Thursday 3 May 2007

Deadlier than the Mail

The publishers of the Daily Mail -- the only mainstream UK paper that was pro-Hitler in the 1930s -- have re-established their credentials as the country's most despicable media barons by "outing" BP Chairman Lord Browne as a homosexual. There is no conceivable "public interest" angle to this -- or at least there wasn't until the threat from the Mail panicked Browne into perjuring himself. The Mail must be thrilled -- the man has lost both his personal privacy and his reputation as a businessman of integrity. The paper has spent most of this week dancing on his grave, bragging that his career is in tatters. It is not an edifying sight.

One aspect of the coverage of this story elsewhere in the media has puzzled me: the widespread suggestion that Lord Browne kept his sexual orientation hidden because of persistent homophobia in the "City". Yet it seems his homosexuality was well-known throughout the oil industry. It didn't seem to stop him reaching the most senior position in one of the sector's biggest companies, so to suggest that the "macho" nature of oilmen forced him into the closet seems a bit odd.
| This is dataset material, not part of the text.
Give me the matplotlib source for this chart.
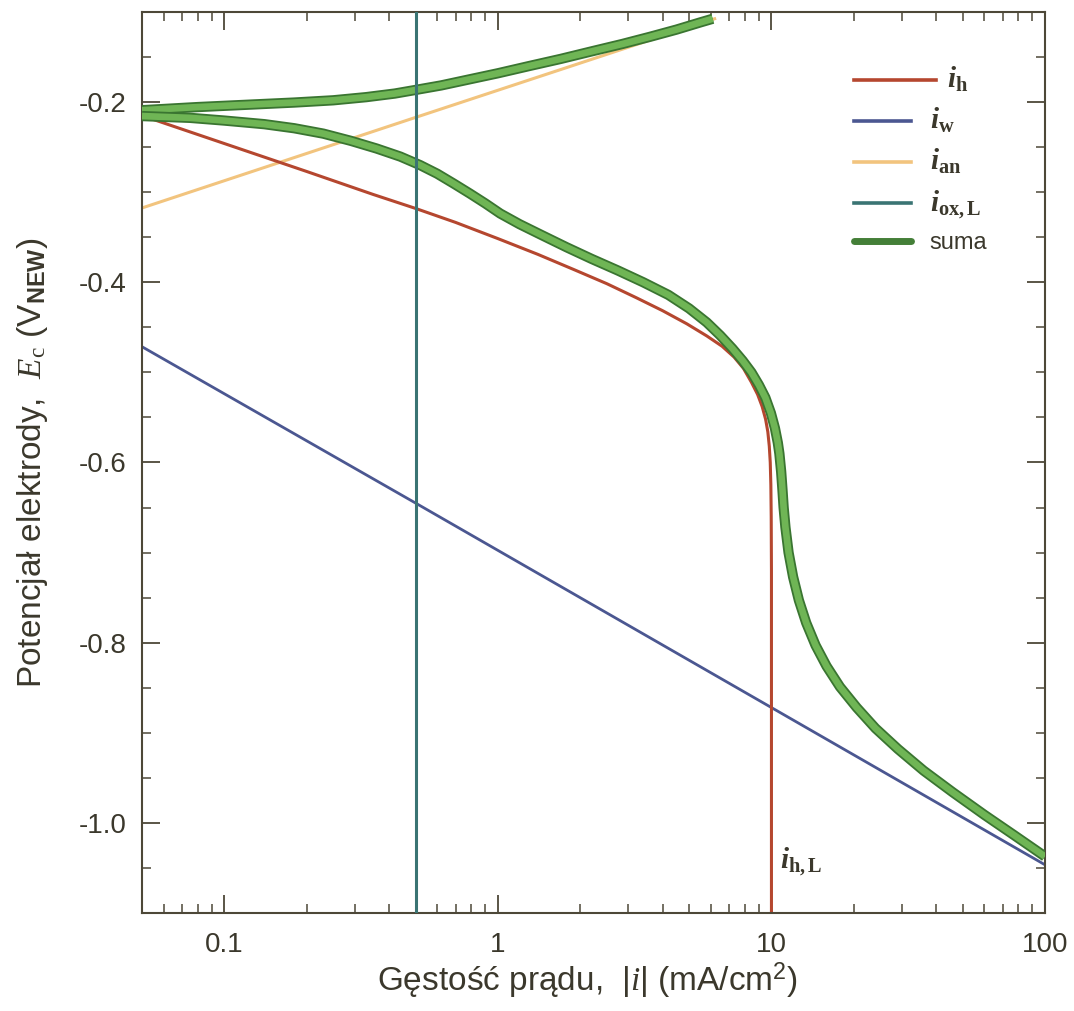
import matplotlib
matplotlib.use('Agg')
import matplotlib.pyplot as plt
import matplotlib.patheffects as pe
from matplotlib.ticker import FixedLocator, FixedFormatter, MultipleLocator, LogLocator, NullFormatter
from matplotlib.lines import Line2D
from matplotlib.legend_handler import HandlerLine2D

plt.rcParams.update({
    'font.family': ['Liberation Sans', 'DejaVu Sans'],
    'mathtext.fontset': 'custom',
    'mathtext.rm': 'Liberation Serif',
    'mathtext.it': 'Liberation Serif:italic',
    'mathtext.bf': 'Liberation Serif:bold',
    'mathtext.bfit': 'Liberation Serif:italic:bold',
    'mathtext.sf': 'Liberation Sans:bold',
    'axes.unicode_minus': False,
})

# ---------------- data ----------------
# i_h : hydrogen evolution with limiting current (mA/cm2, V)
ih_I = [0.05, 0.1, 0.2, 0.35, 0.5, 0.7, 1.0, 1.4, 1.9, 2.5, 3.2, 4.0, 4.9, 5.8, 6.6, 7.3, 7.9,
        8.45, 8.9, 9.25, 9.52, 9.7, 9.82, 9.9, 9.95, 9.98, 10.0, 10.0]
ih_E = [-0.215, -0.246, -0.277, -0.3025, -0.318, -0.3335, -0.3515, -0.369, -0.386, -0.4015, -0.417,
        -0.4315, -0.446, -0.4595, -0.471, -0.483, -0.4955, -0.511, -0.5245, -0.538, -0.552, -0.566,
        -0.582, -0.60, -0.625, -0.66, -0.72, -1.10]

# i_w : water reduction (Tafel line)
iw_I = [0.05, 0.5, 10, 100]
iw_E = [-0.4715, -0.645, -0.872, -1.0465]

# i_an : anodic dissolution
ian_I = [0.05, 0.5, 6.2]
ian_E = [-0.3175, -0.217, -0.1075]

# i_ox,L : limiting oxygen reduction current
iox_I = [0.5, 0.5]
iox_E = [-1.1, -0.1]

# suma : anodic (upper) branch
su_I = [0.05, 0.08, 0.12, 0.18, 0.25, 0.33, 0.42, 0.5, 0.62, 0.78, 1.0, 1.3, 1.7, 2.2, 2.85, 3.6, 4.5, 5.5, 6.1]
su_E = [-0.209, -0.2055, -0.203, -0.2005, -0.198, -0.1945, -0.1905, -0.1865, -0.1815, -0.175, -0.168,
        -0.160, -0.152, -0.1437, -0.1355, -0.1275, -0.1195, -0.1115, -0.1075]

# suma : cathodic (lower) branch
sl_I = [0.05, 0.075, 0.1, 0.14, 0.18, 0.23, 0.29, 0.36, 0.44, 0.52, 0.6, 0.69, 0.79, 0.9, 1.02, 1.2,
        1.45, 1.78, 2.2, 2.75, 3.4, 4.2, 5.0, 5.8, 6.5, 7.2, 7.85, 8.45, 9.0, 9.5, 9.95, 10.3, 10.55,
        10.69, 10.85, 10.97, 11.08, 11.25, 11.55, 12.0, 12.6, 13.4, 14.5, 15.9, 17.8, 20.5, 24.0, 29.0,
        36.0, 46.0, 60.0, 77.0, 100.0]
sl_E = [-0.2155, -0.2175, -0.2205, -0.2245, -0.229, -0.235, -0.243, -0.2515, -0.2605, -0.270, -0.2795,
        -0.2905, -0.3015, -0.3125, -0.3237, -0.3355, -0.3478, -0.361, -0.374, -0.387, -0.400, -0.414,
        -0.429, -0.4445, -0.459, -0.4735, -0.487, -0.500, -0.514, -0.528, -0.545, -0.562, -0.578,
        -0.590, -0.61, -0.63, -0.65, -0.672, -0.70, -0.727, -0.753, -0.778, -0.803, -0.826, -0.849,
        -0.872, -0.895, -0.918, -0.942, -0.966, -0.991, -1.0135, -1.0373]

xticks = [0.1, 1, 10, 100]
xticklabels = ['0.1', '1', '10', '100']
yticks = [-1.0, -0.8, -0.6, -0.4, -0.2]
yticklabels = ['-1.0', '-0.8', '-0.6', '-0.4', '-0.2']

# ---------------- style ----------------
TXT = '#3b382c'
SPINE = '#4d4838'
C_H = '#b5472f'
C_W = '#4b5791'
C_AN = '#f2c47e'
C_OX = '#3a7473'
C_SUM = '#6fb555'
C_SUM_EDGE = '#3a7531'

fig = plt.figure(figsize=(10.74, 10.11), dpi=100)
ax = fig.add_axes([142/1074, 1 - 913/1011, 903/1074, 901/1011])

ax.plot(ian_I, ian_E, color=C_AN, lw=2.2, zorder=2)
ax.plot(iw_I, iw_E, color=C_W, lw=2.0, zorder=2)
ax.plot(ih_I, ih_E, color=C_H, lw=2.2, zorder=2, solid_joinstyle='round')
peff = [pe.Stroke(linewidth=7.4, foreground=C_SUM_EDGE, joinstyle='round'), pe.Normal()]
for xs, ys in ((su_I, su_E), (sl_I, sl_E)):
    ax.plot(xs, ys, color=C_SUM, lw=4.8, zorder=3, path_effects=peff,
            solid_capstyle='butt', solid_joinstyle='round')
ax.plot(iox_I, iox_E, color=C_OX, lw=2.2, zorder=4)

ax.set_xscale('log')
ax.set_xlim(0.05, 100)
ax.set_ylim(-1.1, -0.1)

ax.xaxis.set_major_locator(FixedLocator(xticks))
ax.xaxis.set_major_formatter(FixedFormatter(xticklabels))
ax.xaxis.set_minor_locator(LogLocator(base=10, subs=[2, 3, 4, 5, 6, 7, 8, 9]))
ax.xaxis.set_minor_formatter(NullFormatter())
ax.yaxis.set_major_locator(FixedLocator(yticks))
ax.yaxis.set_major_formatter(FixedFormatter(yticklabels))
ax.yaxis.set_minor_locator(MultipleLocator(0.05))

for s in ax.spines.values():
    s.set_color(SPINE)
    s.set_linewidth(1.5)
ax.tick_params(which='both', direction='in', top=True, right=True, color=SPINE, labelcolor=TXT)
ax.tick_params(which='major', length=13, width=1.3, labelsize=20)
ax.tick_params(which='minor', length=6.5, width=1.1)
ax.tick_params(axis='x', which='major', pad=14)
ax.tick_params(axis='y', which='major', pad=11)

ax.set_xlabel(r'Gęstość prądu,  |$i$| (mA/cm$^{\mathregular{2}}$)', fontsize=24, color=TXT)
ax.set_ylabel(r'Potencjał elektrody,  $E_{\mathrm{c}}$ (V$_{\mathsf{NEW}}$)', fontsize=24, color=TXT)
ax.xaxis.set_label_coords((587 - 142) / 903, (913 - 961) / 901)
ax.yaxis.set_label_coords((50 - 142) / 903, 0.5)

ax.text(10.75, -1.05, r'$\mathbfit{i}_{\mathbf{h,L}}$', fontsize=21, color=TXT, ha='left', va='baseline')


class LongHandler(HandlerLine2D):
    def create_artists(self, legend, orig_handle, xdescent, ydescent, width, height, fontsize, trans):
        return super().create_artists(legend, orig_handle, xdescent, ydescent, width * 1.45,
                                      height, fontsize, trans)


handles = [Line2D([], [], color=C_H, lw=2.6),
           Line2D([], [], color=C_W, lw=2.6),
           Line2D([], [], color=C_AN, lw=2.6),
           Line2D([], [], color=C_OX, lw=2.6),
           Line2D([], [], color='#447f38', lw=5, solid_capstyle='round')]
labels = [r'$\;\;\;\mathbfit{i}_{\mathbf{h}}$', r'$\mathbfit{i}_{\mathbf{w}}$', r'$\mathbfit{i}_{\mathbf{an}}$',
          r'$\mathbfit{i}_{\mathbf{ox,L}}$', 'suma']
leg = ax.legend(handles, labels, loc='upper left', bbox_to_anchor=((854 - 142) / 903, (913 - 65) / 901),
                frameon=False, fontsize=17, handlelength=2.4, handletextpad=0.8,
                labelspacing=0.5, borderpad=0, borderaxespad=0,
                handler_map={handles[0]: LongHandler()})
for t in leg.get_texts():
    t.set_color(TXT)
for t in leg.get_texts()[:4]:
    t.set_fontsize(21)

fig.savefig('out.png', dpi=100)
It's much more likely that he really didn't think it was anyone else's business.

I never worked in the oil industry but I did spend many years in the "City" (which is, by the way, not the same thing). When I moved to my Bank's London trading room, I worked with a significant number of openly gay colleagues. They were, as my mother would say, not backward in coming forward, maintaining a little trophy wall of gay icons, featuring (if memory serves) a Robbie Williams calendar. One can only imagine how the firm would have reacted if one of the straight male employees had pinned up an FHM calendar. But we were all too busy making money to take any of this seriously. There may well be workplaces in Britain where homosexuals are not accepted, but there are a lot fewer now than there were a decade or two ago, and I would be very surprised if there were very many of them in the "City".